Voltando ao primeiro parágrafo, a nossa situação de escravizados não pode nem deve impedir a constituição de uma alternativa interna a este governo. E aqui discordo do que diz Porfírio Silva no final deste seu post Reflexões em voz baixa. Não falando já no princípio da igualdade na distribuição dos sacrifícios, bastante desrespeitado neste momento, e que os socialistas poderiam garantir melhor, ou no radicalismo neoliberal da dupla Gaspar/Passos e a sua visão, deslocadamente salazarenta, dos trabalhadores e dos apoios sociais que a oposição pode e deve combater e, uma vez no governo, repudiar, há também as características pessoais de quem governa e de quem pode vir a governar. Esta tropa fandanga que tomou de assalto o executivo com base em mentiras é leviana, socialmente insensível, experimentalista usando cobaias humanas e focada no dinheiro, perfeitamente confortada com o facto de este não ter pátria e de Portugal, irremediavelmente, fatalmente, convenientemente pobre, dever enxotar os seus miseráveis habitantes para longe e ser posto à venda. Francamente, não me parece difícil propor uma alternativa aos portugueses. Assim haja um líder à altura.

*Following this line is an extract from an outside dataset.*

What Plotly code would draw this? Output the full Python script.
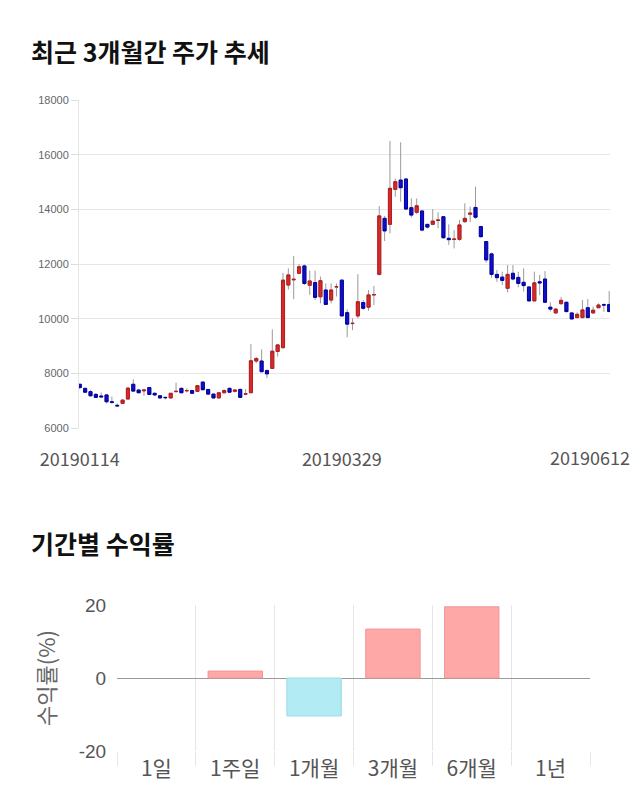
import pandas as pd
import plotly.graph_objects as go

# ---------------- data ----------------
holidays = ["2019-02-04", "2019-02-05", "2019-02-06", "2019-02-07", "2019-03-01",
            "2019-05-01", "2019-05-06", "2019-06-06"]
all_days = pd.bdate_range("2019-01-14", "2019-06-12")
dates = [d.strftime("%Y%m%d") for d in all_days if d.strftime("%Y-%m-%d") not in holidays]

opens = [7600, 7450, 7330, 7230, 7170, 7210, 6960, 6830, 6900, 7060,
         7600, 7390, 7360, 7480, 7270, 7180, 7120, 7100, 7330, 7450,
         7360, 7370, 7340, 7680, 7410, 7240, 7100, 7290, 7450, 7340,
         7410, 7240, 7290, 8450, 8450, 8100, 8180, 8800, 8940, 11230,
         11420, 11660, 11930, 11220, 11320, 10800, 11050, 10680, 11160, 11410,
         10220, 9820, 10100, 10590, 10420, 10870, 11620, 13670, 13450, 14730,
         15070, 15110, 14060, 13890, 13940, 13450, 13450, 13590, 13730, 12940,
         12900, 12900, 13550, 13820, 14070, 13370, 12820, 12370, 11620, 11520,
         11110, 11660, 11510, 11330, 11160, 10650, 11350, 11450, 10420, 10210,
         10550, 10600, 10210, 10040, 10040, 10400, 10210, 10400, 10510, 10520]
highs = [7620, 7480, 7380, 7280, 7300, 7230, 7150, 6900, 7050, 7480,
         7780, 7420, 7420, 7500, 7290, 7200, 7150, 7280, 7660, 7480,
         7450, 7400, 7560, 7700, 7430, 7260, 7310, 7420, 7480, 7420,
         7450, 7420, 9070, 8600, 8880, 8150, 9610, 9080, 11680, 11840,
         12290, 12000, 11980, 11760, 11760, 11540, 11290, 11290, 11290, 11430,
         10340, 10010, 11630, 10680, 11050, 11200, 14120, 13760, 16500, 15130,
         16450, 15130, 14400, 14400, 13960, 13470, 14010, 13890, 13750, 13450,
         13240, 13610, 14220, 14100, 14830, 13400, 12840, 12420, 11780, 11720,
         11960, 11960, 11720, 11840, 11170, 11720, 11600, 11740, 10600, 10380,
         10800, 10620, 10230, 10230, 10680, 10720, 10440, 10560, 10560, 11010]
lows = [7420, 7280, 7150, 7100, 7100, 6900, 6880, 6790, 6880, 7050,
        7330, 7270, 7180, 7200, 7180, 7060, 7050, 7080, 7300, 7270,
        7300, 7250, 7320, 7380, 7210, 7080, 7080, 7260, 7280, 7300,
        7100, 7220, 7280, 8370, 8040, 7820, 8540, 8610, 8900, 11070,
        10710, 11620, 11230, 10870, 10680, 10560, 10500, 10560, 10810, 10090,
        9320, 9580, 10010, 10320, 10290, 10500, 11580, 12840, 13120, 14460,
        14280, 13990, 13700, 13830, 13200, 13300, 13420, 13310, 12940, 12700,
        12570, 12850, 13500, 13530, 13650, 12960, 12050, 11500, 11350, 11230,
        10960, 11400, 11150, 10990, 10630, 10630, 10860, 10580, 10260, 10180,
        10500, 10220, 9980, 10010, 10010, 10020, 10180, 10380, 10250, 10240]
closes = [7480, 7310, 7180, 7120, 7140, 6960, 6940, 6810, 7020, 7460,
          7350, 7290, 7390, 7230, 7210, 7100, 7110, 7270, 7340, 7290,
          7370, 7270, 7550, 7400, 7240, 7100, 7290, 7370, 7310, 7390,
          7120, 7250, 8460, 8540, 8060, 7980, 8810, 9040, 11410, 11600,
          11440, 11900, 11290, 11380, 10780, 11390, 10520, 11050, 11170, 10100,
          9800, 9830, 10620, 10380, 10870, 10880, 13760, 13210, 14770, 15010,
          14790, 14010, 13790, 14130, 13240, 13350, 13570, 13610, 12960, 12890,
          12910, 13430, 13670, 13860, 13710, 13000, 12150, 11620, 11500, 11400,
          11620, 11450, 11290, 11210, 10650, 11310, 11310, 10600, 10350, 10350,
          10670, 10260, 9990, 10160, 10320, 10040, 10310, 10500, 10500, 10260]

date_ticks = ["20190114", "20190329", "20190612"]
price_ticks = [6000, 8000, 10000, 12000, 14000, 16000, 18000]

periods = ["1일", "1주일", "1개월", "3개월", "6개월", "1년"]
returns = [0.0, 1.9, -10.4, 13.4, 19.5, 0.0]
return_ticks = [-20, 0, 20]

# ---------------- figure ----------------
W, H = 640, 810
fig = go.Figure()

# wicks (gray) - drawn first
fig.add_trace(go.Candlestick(
    x=dates, open=opens, high=highs, low=lows, close=closes,
    increasing=dict(line=dict(color="#9a9a9a", width=1), fillcolor="rgba(0,0,0,0)"),
    decreasing=dict(line=dict(color="#9a9a9a", width=1), fillcolor="rgba(0,0,0,0)"),
    whiskerwidth=0, xaxis="x", yaxis="y", hoverinfo="skip", showlegend=False))

# bodies
body_hi = [max(o, c) for o, c in zip(opens, closes)]
body_lo = [min(o, c) for o, c in zip(opens, closes)]
fig.add_trace(go.Candlestick(
    x=dates, open=opens, high=body_hi, low=body_lo, close=closes,
    increasing=dict(line=dict(color="#b81c1c", width=1), fillcolor="#d42a2a"),
    decreasing=dict(line=dict(color="#0000a8", width=1), fillcolor="#1010c4"),
    whiskerwidth=0, xaxis="x", yaxis="y", showlegend=False))

bar_colors = ["#ffa8a8" if v >= 0 else "#b2ebf4" for v in returns]
bar_lines = ["#f29494" if v >= 0 else "#9adbe6" for v in returns]
bar_lw = [0 if v == 0 else 1 for v in returns]
fig.add_trace(go.Bar(
    x=periods, y=returns, marker=dict(color=bar_colors, line=dict(color=bar_lines, width=bar_lw)),
    xaxis="x2", yaxis="y2", showlegend=False))

def px_x(p):
    return p / W

def px_y(p):
    return 1 - p / H

grid = "#e6e6e6"
label_font = dict(family="Noto Sans CJK KR", size=18, color="#555")
fig.update_layout(
    width=W, height=H, margin=dict(l=0, r=0, t=0, b=0, autoexpand=False),
    paper_bgcolor="white", plot_bgcolor="white",
    boxgap=0.18, bargap=0.31,
    xaxis=dict(domain=[px_x(79), px_x(610)], type="category", range=[-0.15, 99.15],
               tickmode="array", tickvals=date_ticks[:-1], ticktext=date_ticks[:-1],
               showgrid=False, showline=False, zeroline=False, automargin=False,
               ticks="outside", ticklen=15, tickcolor="rgba(0,0,0,0)",
               tickfont=label_font,
               rangeslider=dict(visible=False), anchor="y"),
    yaxis=dict(domain=[px_y(428), px_y(100)], range=[6000, 18000],
               tickmode="array", tickvals=price_ticks, ticktext=[str(t) for t in price_ticks],
               showgrid=True, gridcolor=grid, gridwidth=1, zeroline=False, automargin=False,
               showline=True, linecolor=grid, linewidth=1,
               ticks="outside", ticklen=7, tickcolor="#dddddd",
               tickfont=dict(family="Liberation Sans", size=11, color="#666"),
               anchor="x"),
    xaxis2=dict(domain=[px_x(117), px_x(590)], type="category", anchor="y2", automargin=False,
                showgrid=True, gridcolor=grid, tickson="boundaries",
                ticks="outside", ticklen=14, tickcolor=grid, showline=False, zeroline=False,
                ticklabelstandoff=3,
                tickfont=dict(family="Noto Sans CJK KR", size=21, color="#555")),
    yaxis2=dict(domain=[px_y(751), px_y(605)], range=[-20, 20],
                tickmode="array", tickvals=return_ticks, ticktext=[str(t) for t in return_ticks],
                showgrid=True, gridcolor=grid, zeroline=True, zerolinecolor="#999", zerolinewidth=1,
                showline=False, ticks="outside", ticklen=6, tickcolor="rgba(0,0,0,0)", automargin=False,
                tickfont=dict(family="Liberation Sans", size=19, color="#555"), anchor="x2"),
)

# last date label: shifted left so it stays inside the page (as in the reference)
fig.add_annotation(text=date_ticks[-1], x=dates.index(date_ticks[-1]), xref="x", y=px_y(457), yref="paper",
                   xanchor="center", yanchor="middle", xshift=-19, showarrow=False,
                   font=label_font)

fig.add_annotation(text="<b>최근 3개월간 주가 추세</b>", x=px_x(29), y=px_y(51), xref="paper", yref="paper",
                   xanchor="left", yanchor="middle", showarrow=False,
                   font=dict(family="Noto Sans CJK KR", size=25, color="#111"))
fig.add_annotation(text="<b>기간별 수익률</b>", x=px_x(29), y=px_y(543), xref="paper", yref="paper",
                   xanchor="left", yanchor="middle", showarrow=False,
                   font=dict(family="Noto Sans CJK KR", size=25, color="#111"))
fig.add_annotation(text="수익률(%)", x=px_x(45), y=px_y(678), xref="paper", yref="paper",
                   xanchor="center", yanchor="middle", textangle=-90, showarrow=False,
                   font=dict(family="Noto Sans CJK KR", size=22, color="#666"))

fig.write_html("out.html")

Pode ser que, noutros países europeus onde os governos de direita não estejam a implementar medidas tão radicais e recessivas como em Portugal, as oposições sociais-democratas ou socialistas tenham alguma dificuldade em encontrar um discurso e políticas alternativas convincentes (no entanto, mesmo em França, tudo parece indicar que a simples mudança de personalidades agrada ao eleitorado). O caso de Portugal é diferente. Este governo quer desmantelar o Estado (exceto os cargos que ainda pode distribuir pelos amigos) e os serviços públicos, propósito verdadeiramente raro na Europa, e ainda mais raro no próspero Norte. O governo de Sócrates, ao mesmo tempo que procurava o rigor orçamental sem cair em desregulamentações ultraliberais, pressionava a Europa (na realidade a Alemanha) para que, reconhecendo o esforço de ajustamento, desse condições de crescimento ao país. As críticas ao atual líder do PS prendem-se com o facto de não fazer uma defesa clara dessa linha de atuação (ou, se a defende, apresenta-a como nova, nunca reconhecendo mérito a quem já se bateu por isso e pagou um elevado preço), linha essa que é a única que, ainda hoje, faz sentido: um ajustamento gradual tendo em conta a crise brutal de 2008 e ao que ela obrigou, acompanhado de estímulos à economia. Seguro não defende o legado positivo do governo anterior, nem quando atacado pelo atual de maneira mentirosa ou demagógica. Com tanta matéria criticável na atuação de Passos e seus sócios, Seguro mostra-se no geral pactuante, hesitante e receoso de fazer ondas. Merece ser criticado e duramente. Além de não ter qualquer carisma nem visão própria para o país. Neste momento, e dando de barato que o abandono do clube do euro é uma impossibilidade (perspetiva que pode mudar perante um sufoco sem fim à vista, dependendo da situação a que chegarmos dentro da moeda única), é para todos claro que a situação internacional obriga a um completo rigor orçamental. Mas rigor orçamental não é sinónimo de desmantelamento do Estado nem de empobrecimento programado. É aqui que deve entrar um bom líder da oposição, que se mostre genuinamente crítico do fundamentalismo dos atuais governantes e convicto de saber fazer diferente para melhor, o que, repito, não me parece difícil. E que lute por isso. Não é de todo o caso do atual secretário-geral do PS.